Katie’s association with the FCAV began in 2000 when she was a team leader and manager at MacKillop Family Services. The Homebased care team at Mackillop were focusing on engaging carers and focusing on respectful and supportive relationships and, as a part of this, ensuring that carers were engaged with, and represented by, the Foster Care Association of Victoria whenever they required additional support or advocacy.


“In those years there were no paid staff at FCAV, instead it was a dedicated volunteer committee of foster carers who undertook advocacy as carers across Victoria required it. These volunteer advocates would attend meetings with agency staff and managers or the Department to ensure carers voices were heard, their needs considered, and requirements actioned.”


“The volunteer Board of FCAV held AGM’s at the Hawthorn Town Hall and carers from all over Melbourne and Victoria attended. Sandie De Wolf (then Berry Street CEO) and Paul Linossier (then MacKillop Family Services CEO) were significant supports and speakers at these events.”  


“This committee and then the first staff member, Julien Leith, worked closely with Ministers, gained funding for carer celebration events and really put the needs of volunteer carers on the map.

 I spent some time as a volunteer Board member and then in 2009 I took the role of CEO at FCAV.”  


This began a journey of strategic growth and development of initiatives and services that met the needs of foster carers across the State. Katie’s initial focus was to ensure FCAV was able to represent all carers. With a small but growing staff and the engagement of eager students, the FCAV rallied foster care agencies and filled its database, directly connecting foster carers around the state.


“We developed a useful and engaging newsletter which was printed and posted widely. We held compelling AGM’s and continued the carer celebration events. We developed a strategy that ensured all calls the hotline were recorded and themes were collated for advocacy, giving FCAV its mandate. It was the support and commitment that foster carers put into FCAV that gave it strength, credibility and a structure and purpose that the sector and Government listen to and value."


The FCAV as the peak body, provided statewide support and advocacy to all Victorian foster carers. Over the decade FCAV grew from a one-person team to a fully operational series of programs with a team of 13 staff. 


“From there my focus was on developing core operational systems and processes. Once this was established, the next goals were ensuring the organisation’s efficiency and sustainability with the implementation of strategic direction that positioned FCAV as a highly respected body with Government and in the sector, whose input was sought on key foster care policy and program decisions.


“We initiated the first state-wide carer census and facilitated foster carer health, services and wellbeing research projects to establish core foster care data to inform our own advocacy approach as well as provide the evidence-base for foster care needs to the sector colleagues and the Department. We ran Carer Life surveys with pro-bono assistance from McArthur using a satisfaction matrix which gave qualitative data and key analysis of foster care retention and attraction points.
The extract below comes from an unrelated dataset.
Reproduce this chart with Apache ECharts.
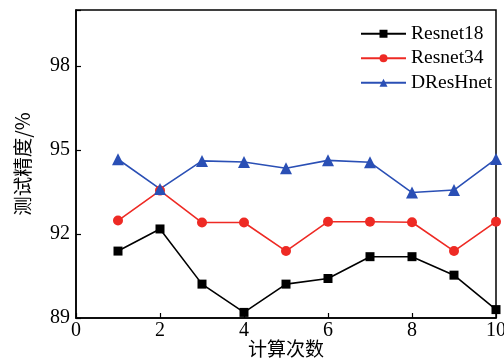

“FCAV worked at advancing the care system by providing accurate information, timely and independent support and ongoing advocacy to carers and to the sector, including Aboriginal Community Controlled Organisations (ACCO’s). This period saw relationships and collaboration with not only the 2000 Victorian member households but also with the 26 agencies and with Government departments. Finally, we were successful in ensuring staff worked on clear project outcomes on significant projects such as Carer KaFE and the statewide support line.”
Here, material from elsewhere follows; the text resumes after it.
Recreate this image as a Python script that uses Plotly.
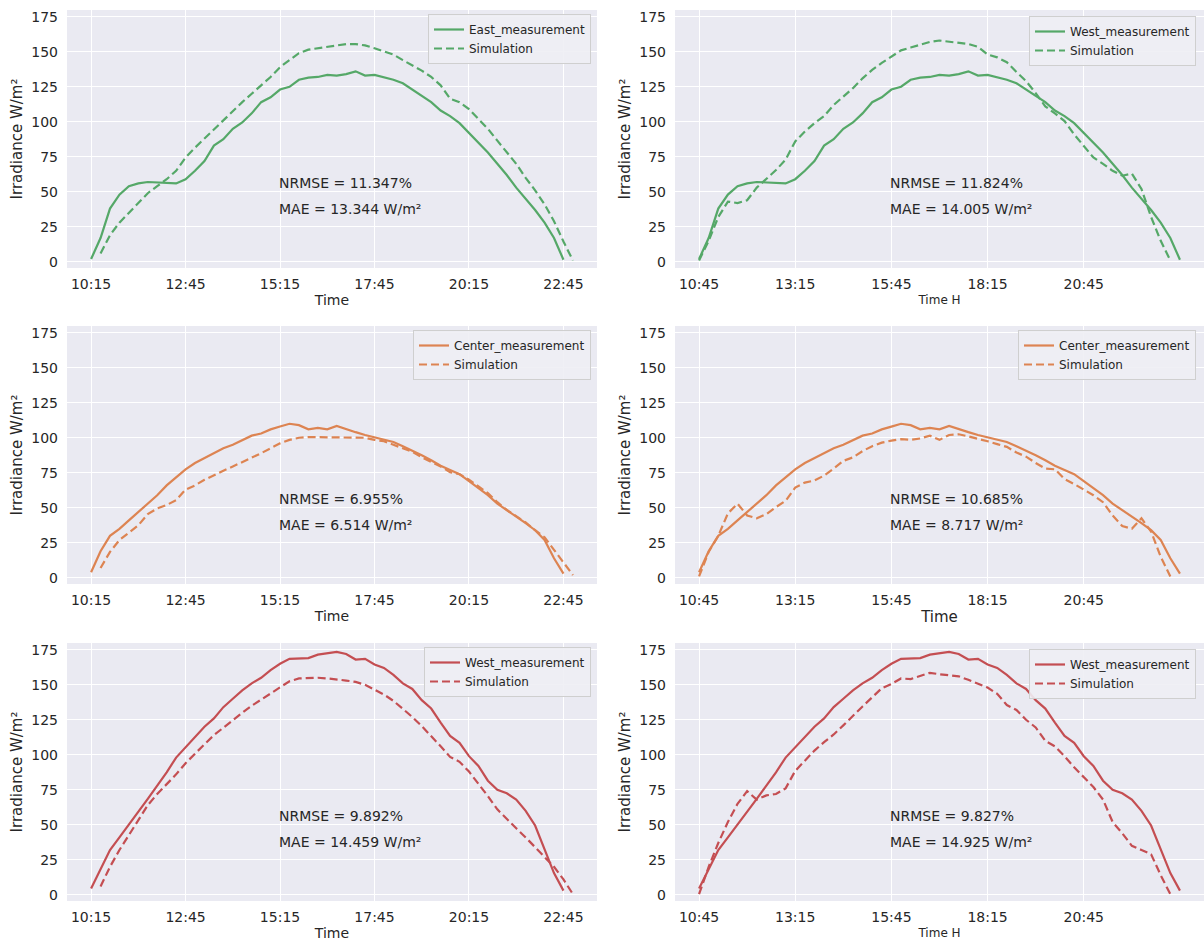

Over the years the advocacy work of FCAV proferred many successes in foster care support including an increase to the basic care allowance payments, increased funding to the FCAV’s Carer Information Support Service hotline, a full and targeted training and education package for carers, Carer KaFE; the initiation of the Carer Advisory Groups, Carer Handbook and the Foster Care Charter of rights and responsibilities for carers, among them.  
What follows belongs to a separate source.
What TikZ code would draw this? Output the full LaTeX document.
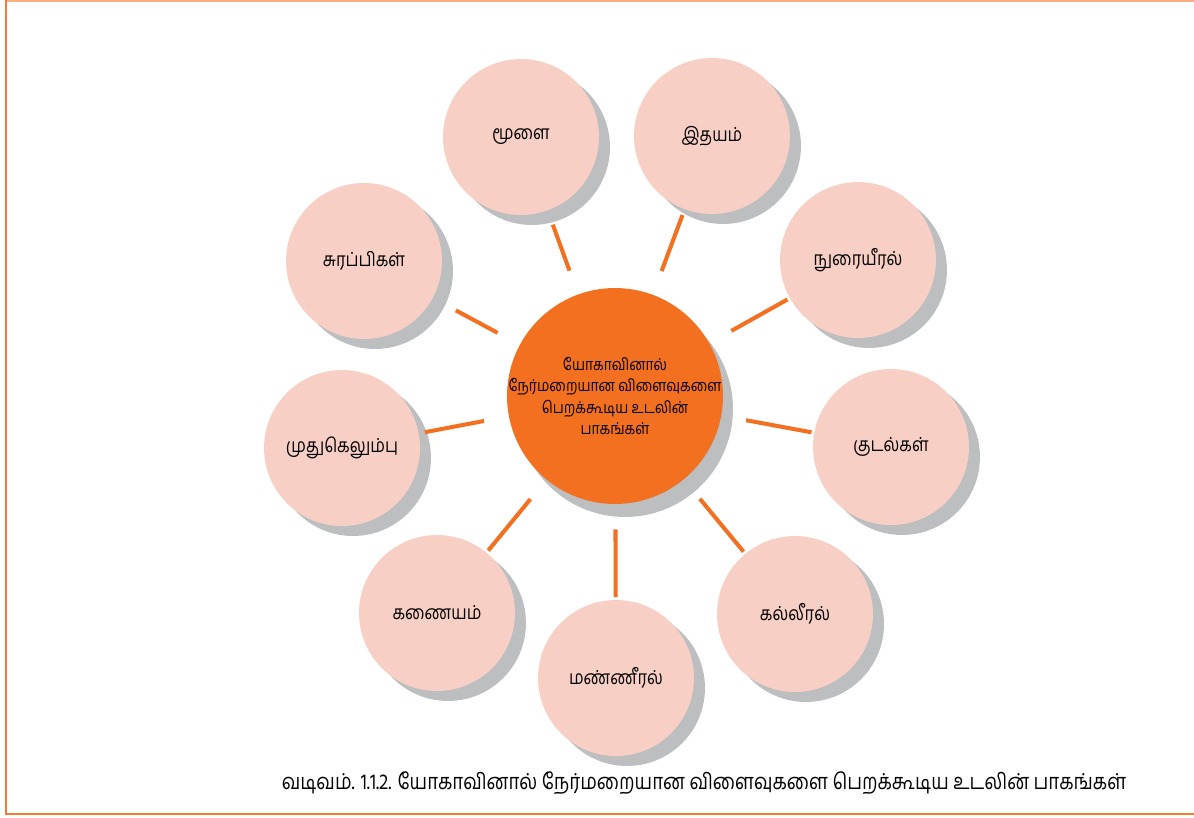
\documentclass[tikz,border=0pt]{standalone}
\usepackage{fontspec}
\setmainfont[Script=Tamil,FakeStretch=0.85]{Hind Madurai}
\usepackage{tikz}
\usetikzlibrary{shadows}

\definecolor{hubOrange}{HTML}{F37021}
\definecolor{partPink}{HTML}{F8CFC5}
\definecolor{shadowGray}{HTML}{BCBEC0}
\definecolor{frameOrange}{HTML}{F47B2F}
\definecolor{framePeach}{HTML}{F9AE80}

\begin{document}
\begin{tikzpicture}[x=0.02cm,y=-0.02cm,
		hub/.style={circle,fill=hubOrange,minimum size=4.32cm,inner sep=-8pt,align=center,
			font=\fontsize{9.3}{12}\selectfont,
			general shadow={fill=shadowGray,shadow xshift=0.2cm,shadow yshift=-0.26cm}},
		part/.style={circle,fill=partPink,minimum size=3.12cm,inner sep=-8pt,
			font=\fontsize{11}{14}\selectfont,
			general shadow={fill=shadowGray,shadow xshift=0.22cm,shadow yshift=-0.2cm}},
		link/.style={draw=hubOrange,line width=2.3pt,shorten <=0.5cm,shorten >=0.05cm}]
		\useasboundingbox (0,0) rectangle (1194,818);

		% Frame
		\draw[line width=1.2pt,framePeach] (6,1) -- (1194,1);
		\draw[line width=1.6pt,frameOrange] (6,0) -- (6,814) -- (1194,814);

		% Centre
		\node[hub] (hub) at (615,396) {யோகாவினால்\\நேர்மறையான விளைவுகளை\\பெறக்கூடிய உடலின்\\பாகங்கள்};

		% Body parts
		\node[part] (brain) at (521,137) {மூளை};
		\node[part] (heart) at (712,136) {இதயம்};
		\node[part] (lungs) at (858,260) {நுரையீரல்};
		\node[part] (gut) at (891,447) {குடல்கள்};
		\node[part] (liver) at (795,614) {கல்லீரல்};
		\node[part] (spleen) at (616,678) {மண்ணீரல்};
		\node[part] (pancreas) at (437,613) {கணையம்};
		\node[part] (spine) at (342,448) {முதுகெலும்பு};
		\node[part] (glands) at (364,261) {சுரப்பிகள்};

		% Links
		\draw[link,shorten >=0.3cm] (hub) -- (brain);
		\draw[link,shorten >=0.12cm] (hub) -- (heart);
		\draw[link] (hub) -- (lungs);
		\draw[link] (hub) -- (gut);
		\draw[link] (hub) -- (liver);
		\draw[link] (hub) -- (spleen);
		\draw[link] (hub) -- (pancreas);
		\draw[link,shorten >=0.12cm] (hub) -- (spine);
		\draw[link,shorten >=0.52cm] (hub) -- (glands);

		% Caption
		\node[font=\fontsize{12.5}{15}\selectfont] (caption) at (704,783) {வடிவம். 1.1.2. யோகாவினால் நேர்மறையான விளைவுகளை பெறக்கூடிய உடலின் பாகங்கள்};
	\end{tikzpicture}
\end{document}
“It was very gratifying when the Victorian Government committed to universal Home Stretch extending care to 21 years of age and FCAV’s part in the advocacy that saw that happen.”


“Some of the initiatives that stick in my mind include the National Conferences we held twice in my time at the helm. Huge events with internationally renowned keynote speakers and over 700 carers in a room. Another is the Caring for Carers Program which was able to provide those tangible benefits that so often carers go without, whether it was a nice lunch with other carers or a small care package or the big on-campus overnight retreats complete with massages and meditation sessions. Those were the times I got to meet and spend quality time with many of our amazing foster carers while they had a well-earned break. I relish those times meeting incredible people.”


“I was very grateful to secure some large grants allowing us to develop our organisational cultural capacity through the Ian Potter Foundation and a Sidney Myer Foundation Grant which gave us greater connectivity and technical capacity in the office. It was a real boon to receive the philanthropic support of companies like L’Oreal, NAB and the ANZ bank which all offered technical, practical ways of better supporting our carers including some wonderful home makeovers and beauty product gifts for carers for a few years there!”


The growth FCAV saw over the 10 years Katie was the CEO culminated in the Carer Strategy, the systematic approach to streamlining future support needs and a mechanism of response to carer’s unique challenges as they provide care for our children and young people in care.


“I’m very pleased and very proud of FCAV’s capacity to reach all Victorian carers where their needs are and provide the extra forums, information, advocacy and support that they need as well as the sector-wide work that FCAV is able to do, ensuring the carer’s voice is heard in how the care system operates and how the children and young people within it are provided for in foster caring households.”


“Carers are the backbone of the Victorian care system.  As a carer myself I know that carers take children and young people into their homes, their families and they love them. The staff at FCAV really believe in what they do and it is this belief and respect for carers, wanting their voice and needs heard, that drives FCAV’s success. Congratulations on a magnificent 30 years FCAV!"